The Correct Answer and Explanation is:
The correct answer is accounts receivable.
Under the accrual basis of accounting, revenue is recognized when it is earned, regardless of when the cash is actually received. The creation of a customer invoice is the formal transaction that records this earned revenue. Every accounting transaction requires a double entry, meaning at least one account is debited and at least one account is credited, with the total debits equaling the total credits.
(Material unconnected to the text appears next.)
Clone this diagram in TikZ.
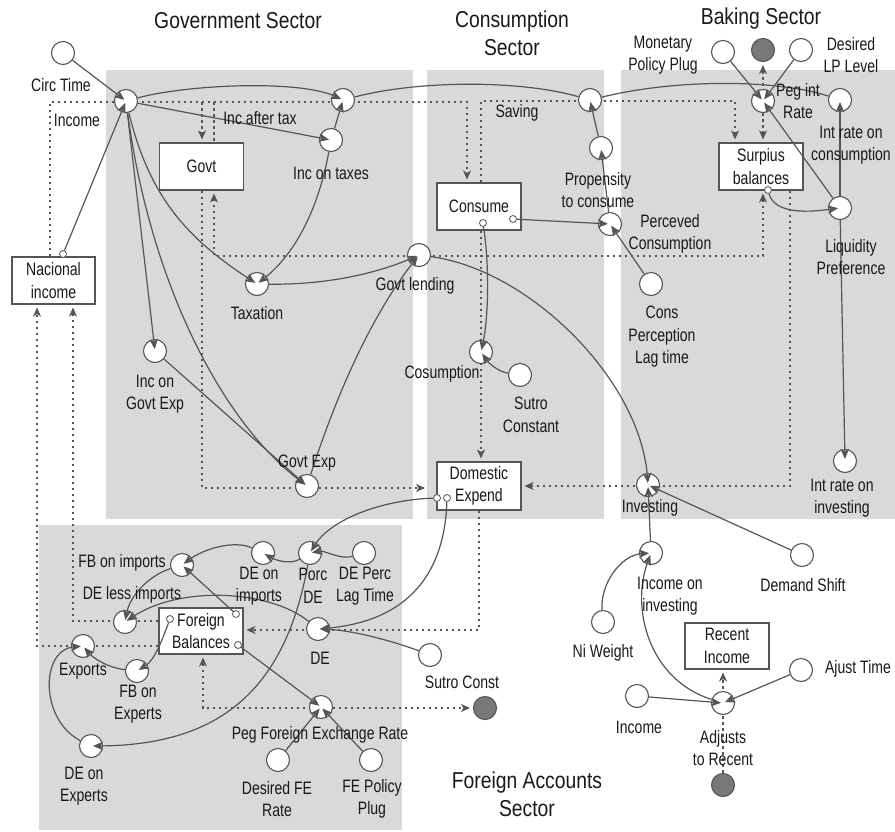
\documentclass[tikz,border=0pt]{standalone}
\usepackage{fontspec}
\setmainfont{Liberation Sans}[FakeStretch=0.78]
\newfontfamily\titlefamily{Liberation Sans}[FakeStretch=0.84]
\usetikzlibrary{arrows.meta}

\definecolor{panel}{RGB}{216,217,219}
\definecolor{ink}{RGB}{85,85,85}
\definecolor{cloudfill}{RGB}{120,120,120}
\definecolor{txt}{RGB}{25,25,25}

\newcommand\lblfont{\fontsize{18}{22.5}\selectfont}
\newcommand\ttlfont{\titlefamily\fontsize{23}{28}\selectfont}

\pgfdeclarelayer{back}
\pgfdeclarelayer{flows}
\pgfsetlayers{back,flows,main}

\tikzset{
  conv/.style={circle, draw=ink, line width=1.1pt, fill=white, minimum size=23pt, inner sep=0pt},
  cloudc/.style={circle, draw=ink, line width=1.1pt, fill=cloudfill, minimum size=23pt, inner sep=0pt},
  stock/.style={rectangle, draw=ink, line width=1.1pt, fill=white, minimum width=84pt,
                minimum height=47pt, inner sep=0pt, align=center, font=\lblfont, text=txt},
  port/.style={circle, draw=ink, line width=0.8pt, fill=white, minimum size=7pt, inner sep=0pt},
  lbl/.style={align=center, inner sep=0pt, font=\lblfont, text=txt},
  ttl/.style={align=center, inner sep=0pt, font=\ttlfont, text=txt},
  conn/.style={draw=ink, line width=1.2pt, -{Stealth[length=10pt,width=8.5pt,inset=2.5pt]}, shorten >=2pt},
  wire/.style={draw=ink, line width=1.2pt},
  flowline/.style={draw=ink, line width=1.1pt, dash pattern=on 2.5pt off 3.5pt},
  ftip/.style={-{Stealth[length=9pt,width=8pt,inset=2.5pt]}, shorten >=3pt},
  ftips/.style={{Stealth[length=9pt,width=8pt,inset=2.5pt]}-{Stealth[length=9pt,width=8pt,inset=2.5pt]}, shorten >=3pt, shorten <=3pt},
}

\begin{document}
\begin{tikzpicture}[x=1pt,y=-1pt]
\useasboundingbox (0,0) rectangle (895,831);

% ---------------- sector panels ----------------
\begin{pgfonlayer}{back}
  \fill[panel] (106,70) rectangle (413,519);
  \fill[panel] (427,70) rectangle (604,519);
  \fill[panel] (621,70) rectangle (895,519);
  \fill[panel] (39,525) rectangle (402,830);
\end{pgfonlayer}

% ---------------- stocks ----------------
\node[stock, minimum width=83pt] (nacional) at (53.5,280.5) {Nacional\\income};
\node[stock] (govt) at (201.5,166.5) {Govt};
\node[stock] (consume) at (479,206.5) {Consume};
\node[stock] (surplus) at (761,166.5) {Surpius\\balances};
\node[stock, minimum height=48pt] (domestic) at (479,486) {Domestic\\Expend};
\node[stock, minimum height=46pt] (foreign) at (201,631) {Foreign\\Balances};
\node[stock, minimum height=46pt] (recent) at (727,646) {Recent\\Income};

% ---------------- government sector ----------------
\node[conv] (circtime) at (63,53) {};
\node[conv] (incomeV) at (126,101) {};
\node[conv] (iatV) at (343,100) {};
\node[conv] (incontaxes) at (331,140) {};
\node[conv] (taxV) at (257,284) {};
\node[conv] (glendV) at (419,255) {};
\node[conv] (incgexp) at (155,351) {};
\node[conv] (gexpV) at (307,486) {};

% ---------------- consumption sector ----------------
\node[conv] (savingV) at (590,100) {};
\node[conv] (propensity) at (601,148) {};
\node[conv] (percV) at (610,224) {};
\node[conv] (consperc) at (651,284) {};
\node[conv] (cosumpV) at (481,352) {};
\node[conv] (sutroC) at (520,375) {};

% ---------------- banking sector ----------------
\node[conv] (monetary) at (723,52) {};
\node[cloudc] (cloudTop) at (763,50) {};
\node[conv] (desiredLP) at (801,50) {};
\node[conv] (pegV) at (763,101) {};
\node[conv] (intcons) at (840,100) {};
\node[conv] (liquidity) at (840,208) {};
\node[conv] (intinv) at (845,461) {};
\node[conv] (investV) at (648,485) {};
\node[conv] (incinv) at (651,553) {};
\node[conv] (demand) at (802,555) {};
\node[conv] (niweight) at (603,622) {};
\node[conv] (ajust) at (801,670) {};
\node[conv] (income2) at (637,696) {};
\node[conv] (adjV) at (723,703) {};
\node[cloudc] (cloudBot) at (723,785) {};

% ---------------- foreign accounts sector ----------------
\node[conv] (fbimpV) at (182,565) {};
\node[conv] (deimp) at (263,553) {};
\node[conv] (porcV) at (310,553) {};
\node[conv] (deperc) at (364,553) {};
\node[conv] (delessV) at (125,622) {};
\node[conv] (exportsV) at (83,646) {};
\node[conv] (fbexp) at (137,671) {};
\node[conv] (deexp) at (91,746) {};
\node[conv] (deV) at (318,629) {};
\node[conv] (sutroK) at (430,655) {};
\node[conv] (pegfeV) at (321,707) {};
\node[conv] (desfe) at (278,760) {};
\node[conv] (fepol) at (371,760) {};
\node[cloudc] (cloudF) at (485,708) {};

% ---------------- connector ports on stocks ----------------
\node[port] (nacP) at (63,254) {};
\node[port] (consP1) at (483,223) {};
\node[port] (consP2) at (513,219) {};
\node[port] (surP) at (768,190) {};
\node[port] (domP1) at (437,498) {};
\node[port] (domP2) at (447,498) {};
\node[port] (forP1) at (170,619) {};
\node[port] (forP2) at (236,614) {};
\node[port] (forP3) at (238,645) {};

% ---------------- flow pipes ----------------
\coordinate (p1) at (50,102);
\coordinate (p2) at (467,102);
\coordinate (p3) at (202,102);
\coordinate (p4) at (214,102);
\coordinate (p5) at (202,488);
\coordinate (p6) at (428,488);
\coordinate (p7) at (763,256);
\coordinate (p8) at (214,256);
\coordinate (p9) at (481,101);
\coordinate (p10) at (735,101);
\coordinate (p11) at (790,486);
\coordinate (p12) at (479,630);
\coordinate (p13) at (203,708);
\coordinate (p14) at (37,646);
\coordinate (p15) at (73,621);
\begin{pgfonlayer}{flows}
  \draw[flowline,ftip] (p1 |- nacional.north) -- (p1) -- (p2) -- (p2 |- consume.north);
  \draw[flowline,ftip] (p3) -- (p3 |- govt.north);
  \draw[flowline] (p4) -- (p4 |- govt.north);
  \draw[flowline,ftip] (p3 |- govt.south) -- (p5) -- (p6);
  \draw[flowline,ftips] (p7 |- surplus.south) -- (p7) -- (p8) -- (p8 |- govt.south);
  \draw[flowline,ftip] (p9 |- consume.north) -- (p9) -- (p10) -- (p10 |- surplus.north);
  \draw[flowline,ftips] (cloudTop) -- (cloudTop |- surplus.north);
  \draw[flowline,ftip] (p11 |- surplus.south) -- (p11) -- (domestic.east |- p11);
  \draw[flowline,ftip] (consume.south -| p9) -- (domestic.north -| p9);
  \draw[flowline,ftip] (domestic.south -| p12) -- (p12) -- (foreign.east |- p12);
  \draw[flowline,ftips] (foreign.south -| p13) -- (p13) -- (cloudF);
  \draw[flowline,ftip] (foreign.west |- p14) -- (p14) -- (p14 |- nacional.south);
  \draw[flowline,ftip] (foreign.west |- p15) -- (p15) -- (p15 |- nacional.south);
  \draw[flowline,ftip] (cloudBot) -- (recent.south -| cloudBot);
\end{pgfonlayer}

% ---------------- connectors: government ----------------
\draw[conn] (circtime) -- (incomeV.center);
\draw[conn] (nacP) -- (incomeV.center);
\draw[conn] (incomeV) .. controls (190,84) and (300,80) .. (iatV.center);
\draw[conn] (incomeV) -- (incontaxes.center);
\draw[conn] (incontaxes) -- (iatV.center);
\draw[conn] (incontaxes) .. controls (320,200) and (300,250) .. (taxV.center);
\draw[conn] (incomeV) .. controls (150,200) and (190,240) .. (taxV.center);
\draw[conn] (incomeV) -- (incgexp.center);
\draw[conn] (incomeV) .. controls (150,280) and (220,420) .. (gexpV.center);
\draw[conn] (incgexp) -- (gexpV.center);
\draw[conn] (taxV) .. controls (330,285) and (380,272) .. (glendV.center);
\draw[conn] (gexpV) .. controls (325,430) and (360,330) .. (glendV.center);
\draw[conn] (glendV) .. controls (530,270) and (640,380) .. (investV.center);

% ---------------- connectors: consumption ----------------
\draw[wire] (iatV) .. controls (420,80) and (520,80) .. (savingV);
\draw[wire] (savingV) .. controls (680,78) and (780,80) .. (intcons);
\draw[conn] (propensity) -- (savingV.center);
\draw[conn] (percV) -- (propensity.center);
\draw[conn] (consP2) -- (percV.center);
\draw[conn] (consperc) -- (percV.center);
\draw[conn] (consP1) .. controls (490,270) and (488,320) .. (cosumpV.center);
\draw[conn] (sutroC) .. controls (500,372) and (490,365) .. (cosumpV.center);

% ---------------- connectors: banking ----------------
\draw[conn] (monetary) -- (pegV.center);
\draw[conn] (desiredLP) -- (pegV.center);
\draw[conn] (liquidity) -- (pegV.center);
\draw[conn] (surP) .. controls (775,215) and (810,212) .. (liquidity.center);
\draw[conn] (liquidity) -- (intcons.center);
\draw[conn] (liquidity) -- (intinv.center);
\draw[conn] (incinv) -- (investV.center);
\draw[conn] (demand) -- (investV.center);
\draw[conn] (niweight) .. controls (600,585) and (620,555) .. (incinv.center);
\draw[conn] (adjV) .. controls (650,680) and (630,610) .. (incinv.center);
\draw[conn] (income2) -- (adjV.center);
\draw[conn] (ajust) -- (adjV.center);

% ---------------- connectors: foreign accounts ----------------
\draw[conn] (domP1) .. controls (380,500) and (330,520) .. (porcV.center);
\draw[conn] (domP2) .. controls (445,560) and (420,620) .. (deV.center);
\draw[conn] (sutroK) .. controls (390,640) and (350,630) .. (deV.center);
\draw[conn] (deperc) .. controls (340,560) and (325,550) .. (porcV.center);
\draw[conn] (porcV) .. controls (290,565) and (275,560) .. (deimp.center);
\draw[conn] (deimp) .. controls (235,540) and (205,548) .. (fbimpV.center);
\draw[conn] (forP2) -- (fbimpV.center);
\draw[conn] (fbimpV) .. controls (150,575) and (130,595) .. (delessV.center);
\draw[conn] (deV) .. controls (270,590) and (180,585) .. (delessV.center);
\draw[conn] (forP1) .. controls (162,640) and (155,660) .. (fbexp.center);
\draw[conn] (fbexp) .. controls (110,668) and (95,660) .. (exportsV.center);
\draw[conn] (deexp) .. controls (40,720) and (40,650) .. (exportsV.center);
\draw[conn] (porcV) .. controls (285,690) and (220,745) .. (deexp.center);
\draw[conn] (forP3) -- (pegfeV.center);
\draw[conn] (desfe) -- (pegfeV.center);
\draw[conn] (fepol) -- (pegfeV.center);

% ---------------- sector titles ----------------
\node[ttl] (tGov) at (238,21) {Government Sector};
\node[ttl] (tCons) at (512,33) {Consumption\\Sector};
\node[ttl] (tBank) at (761,19) {Baking Sector};
\node[ttl] (tFor) at (527,794) {Foreign Accounts\\Sector};

% ---------------- labels ----------------
\node[lbl] (lCirc) at (61,85) {Circ Time};
\node[lbl] (lIncome) at (77,120) {Income};
\node[lbl] (lIat) at (260,118) {Inc after tax};
\node[lbl] (lIot) at (331,173) {Inc on taxes};
\node[lbl] (lTax) at (257,313) {Taxation};
\node[lbl] (lGlend) at (415,286) {Govt lending};
\node[lbl] (lIge) at (155,394) {Inc on\\Govt Exp};
\node[lbl] (lGexp) at (307,463) {Govt Exp};

\node[lbl] (lSaving) at (517,113) {Saving};
\node[lbl] (lProp) at (598,190) {Propensity\\to consume};
\node[lbl] (lPerc) at (670,234) {Perceved\\Consumption};
\node[lbl] (lCperc) at (662,337) {Cons\\Perception\\Lag time};
\node[lbl] (lCosump) at (442,374) {Cosumption};
\node[lbl] (lSutroC) at (531,415) {Sutro\\Constant};

\node[lbl] (lMon) at (663,55) {Monetary\\Policy Plug};
\node[lbl] (lDesLP) at (851,55) {Desired\\LP Level};
\node[lbl] (lPeg) at (798,101) {Peg int\\Rate};
\node[lbl] (lIntc) at (851,145) {Int rate on\\consumption};
\node[lbl] (lLiq) at (851,257) {Liquidity\\Preference};
\node[lbl] (lInti) at (842,498) {Int rate on\\investing};
\node[lbl] (lInvest) at (650,508) {Investing};
\node[lbl] (lIncinv) at (670,596) {Income on\\investing};
\node[lbl] (lDemand) at (803,585) {Demand Shift};
\node[lbl] (lNi) at (603,653) {Ni Weight};
\node[lbl] (lAjust) at (858,669) {Ajust Time};
\node[lbl] (lIncome2) at (639,727) {Income};
\node[lbl] (lAdj) at (723,748) {Adjusts\\to Recent};

\node[lbl] (lFbimp) at (122,563) {FB on imports};
\node[lbl] (lDeimp) at (259,586) {DE on\\imports};
\node[lbl] (lPorc) at (313,586) {Porc\\DE};
\node[lbl] (lDeperc) at (365,586) {DE Perc\\Lag Time};
\node[lbl] (lDeless) at (132,595) {DE less imports};
\node[lbl] (lExports) at (83,671) {Exports};
\node[lbl] (lFbexp) at (138,704) {FB on\\Experts};
\node[lbl] (lDeexp) at (84,786) {DE on\\Experts};
\node[lbl] (lDe) at (320,658) {DE};
\node[lbl] (lSutroK) at (462,682) {Sutro Const};
\node[lbl] (lPegfe) at (320,735) {Peg Foreign Exchange Rate};
\node[lbl] (lDesfe) at (277,799) {Desired FE\\Rate};
\node[lbl] (lFepol) at (372,799) {FE Policy\\Plug};
\end{tikzpicture}
\end{document}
When a company creates an invoice for a customer, it signifies that the company has provided a good or service and now has a legal claim to payment. This claim is an asset for the business because it represents a future economic benefit. The specific asset account used to track money owed by customers is called accounts receivable. According to the rules of debit and credit, asset accounts are increased with a debit. Therefore, creating an invoice increases what is owed to the business, resulting in a debit to the accounts receivable account.
Simultaneously, the business must record the income it has earned. Income or revenue accounts increase a company’s equity. Revenue accounts are increased with a credit. So, an account such as “Sales of product income” or “Service Income” would be credited. The complete journal entry for creating an invoice is a debit to accounts receivable and a credit to a revenue account.
The other options are incorrect for this specific transaction. The checking account is only debited later when the customer pays the invoice and the cash is received. Sales of product income is credited, not debited. Owner’s equity is indirectly affected by the revenue but is not the account that is directly debited in this initial transaction.